[begin Recorded information]

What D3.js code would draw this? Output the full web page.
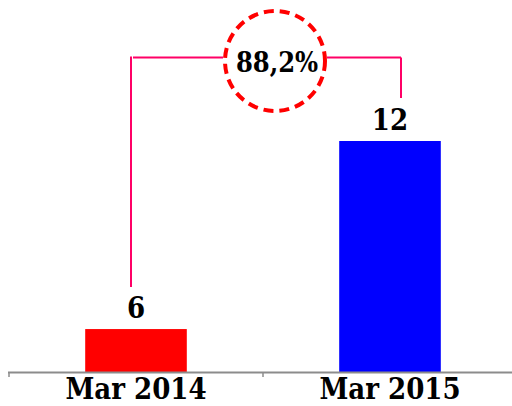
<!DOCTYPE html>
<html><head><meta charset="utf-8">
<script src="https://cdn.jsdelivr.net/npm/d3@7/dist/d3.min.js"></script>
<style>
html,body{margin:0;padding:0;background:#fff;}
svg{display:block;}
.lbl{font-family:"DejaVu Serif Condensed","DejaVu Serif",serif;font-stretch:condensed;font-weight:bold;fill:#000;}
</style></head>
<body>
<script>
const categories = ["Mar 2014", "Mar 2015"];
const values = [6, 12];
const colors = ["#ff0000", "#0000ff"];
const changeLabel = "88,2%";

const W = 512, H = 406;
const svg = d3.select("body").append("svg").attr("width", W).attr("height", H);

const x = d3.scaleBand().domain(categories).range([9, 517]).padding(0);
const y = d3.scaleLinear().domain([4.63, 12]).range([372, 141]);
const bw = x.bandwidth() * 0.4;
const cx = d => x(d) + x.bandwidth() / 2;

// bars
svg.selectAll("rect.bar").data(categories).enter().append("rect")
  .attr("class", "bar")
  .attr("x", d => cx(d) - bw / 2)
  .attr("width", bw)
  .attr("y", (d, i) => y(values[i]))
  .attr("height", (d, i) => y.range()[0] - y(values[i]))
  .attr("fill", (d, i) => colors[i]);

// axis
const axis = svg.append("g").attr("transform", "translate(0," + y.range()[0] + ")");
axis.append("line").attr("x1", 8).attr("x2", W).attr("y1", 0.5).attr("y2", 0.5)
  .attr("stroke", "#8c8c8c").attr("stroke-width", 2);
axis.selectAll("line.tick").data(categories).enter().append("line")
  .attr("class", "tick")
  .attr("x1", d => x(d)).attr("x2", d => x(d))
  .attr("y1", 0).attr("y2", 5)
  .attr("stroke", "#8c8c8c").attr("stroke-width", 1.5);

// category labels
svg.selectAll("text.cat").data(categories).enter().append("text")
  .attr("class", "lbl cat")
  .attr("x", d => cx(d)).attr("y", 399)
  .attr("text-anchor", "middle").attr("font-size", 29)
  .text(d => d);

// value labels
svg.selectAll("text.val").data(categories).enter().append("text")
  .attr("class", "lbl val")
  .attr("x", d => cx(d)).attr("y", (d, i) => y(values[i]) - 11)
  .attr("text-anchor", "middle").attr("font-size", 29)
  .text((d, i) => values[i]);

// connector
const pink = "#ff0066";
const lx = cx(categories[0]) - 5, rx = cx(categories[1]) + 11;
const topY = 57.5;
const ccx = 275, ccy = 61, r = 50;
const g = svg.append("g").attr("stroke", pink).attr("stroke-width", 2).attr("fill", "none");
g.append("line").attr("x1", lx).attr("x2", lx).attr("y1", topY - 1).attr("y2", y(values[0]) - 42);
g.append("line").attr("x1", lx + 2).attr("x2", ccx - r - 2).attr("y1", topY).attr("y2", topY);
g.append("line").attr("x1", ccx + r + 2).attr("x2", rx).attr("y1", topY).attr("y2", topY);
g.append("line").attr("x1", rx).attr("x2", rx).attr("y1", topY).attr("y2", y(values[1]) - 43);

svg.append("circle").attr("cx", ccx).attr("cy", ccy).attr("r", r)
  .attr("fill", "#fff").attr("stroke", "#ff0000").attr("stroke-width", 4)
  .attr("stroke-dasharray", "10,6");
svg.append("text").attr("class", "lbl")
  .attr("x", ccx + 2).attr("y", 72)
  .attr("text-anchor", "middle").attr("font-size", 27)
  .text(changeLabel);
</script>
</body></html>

[end Recorded information]

#### [Task brief]
Write out the material above again, word for word, minus its pictures.

#### [Complete response]
What D3.js code would draw this? Output the full web page.
<!DOCTYPE html>
<html><head><meta charset="utf-8">
<script src="https://cdn.jsdelivr.net/npm/d3@7/dist/d3.min.js"></script>
<style>
html,body{margin:0;padding:0;background:#fff;}
svg{display:block;}
.lbl{font-family:"DejaVu Serif Condensed","DejaVu Serif",serif;font-stretch:condensed;font-weight:bold;fill:#000;}
</style></head>
<body>
<script>
const categories = ["Mar 2014", "Mar 2015"];
const values = [6, 12];
const colors = ["#ff0000", "#0000ff"];
const changeLabel = "88,2%";

const W = 512, H = 406;
const svg = d3.select("body").append("svg").attr("width", W).attr("height", H);

const x = d3.scaleBand().domain(categories).range([9, 517]).padding(0);
const y = d3.scaleLinear().domain([4.63, 12]).range([372, 141]);
const bw = x.bandwidth() * 0.4;
const cx = d => x(d) + x.bandwidth() / 2;

// bars
svg.selectAll("rect.bar").data(categories).enter().append("rect")
  .attr("class", "bar")
  .attr("x", d => cx(d) - bw / 2)
  .attr("width", bw)
  .attr("y", (d, i) => y(values[i]))
  .attr("height", (d, i) => y.range()[0] - y(values[i]))
  .attr("fill", (d, i) => colors[i]);

// axis
const axis = svg.append("g").attr("transform", "translate(0," + y.range()[0] + ")");
axis.append("line").attr("x1", 8).attr("x2", W).attr("y1", 0.5).attr("y2", 0.5)
  .attr("stroke", "#8c8c8c").attr("stroke-width", 2);
axis.selectAll("line.tick").data(categories).enter().append("line")
  .attr("class", "tick")
  .attr("x1", d => x(d)).attr("x2", d => x(d))
  .attr("y1", 0).attr("y2", 5)
  .attr("stroke", "#8c8c8c").attr("stroke-width", 1.5);

// category labels
svg.selectAll("text.cat").data(categories).enter().append("text")
  .attr("class", "lbl cat")
  .attr("x", d => cx(d)).attr("y", 399)
  .attr("text-anchor", "middle").attr("font-size", 29)
  .text(d => d);

// value labels
svg.selectAll("text.val").data(categories).enter().append("text")
  .attr("class", "lbl val")
  .attr("x", d => cx(d)).attr("y", (d, i) => y(values[i]) - 11)
  .attr("text-anchor", "middle").attr("font-size", 29)
  .text((d, i) => values[i]);

// connector
const pink = "#ff0066";
const lx = cx(categories[0]) - 5, rx = cx(categories[1]) + 11;
const topY = 57.5;
const ccx = 275, ccy = 61, r = 50;
const g = svg.append("g").attr("stroke", pink).attr("stroke-width", 2).attr("fill", "none");
g.append("line").attr("x1", lx).attr("x2", lx).attr("y1", topY - 1).attr("y2", y(values[0]) - 42);
g.append("line").attr("x1", lx + 2).attr("x2", ccx - r - 2).attr("y1", topY).attr("y2", topY);
g.append("line").attr("x1", ccx + r + 2).attr("x2", rx).attr("y1", topY).attr("y2", topY);
g.append("line").attr("x1", rx).attr("x2", rx).attr("y1", topY).attr("y2", y(values[1]) - 43);

svg.append("circle").attr("cx", ccx).attr("cy", ccy).attr("r", r)
  .attr("fill", "#fff").attr("stroke", "#ff0000").attr("stroke-width", 4)
  .attr("stroke-dasharray", "10,6");
svg.append("text").attr("class", "lbl")
  .attr("x", ccx + 2).attr("y", 72)
  .attr("text-anchor", "middle").attr("font-size", 27)
  .text(changeLabel);
</script>
</body></html>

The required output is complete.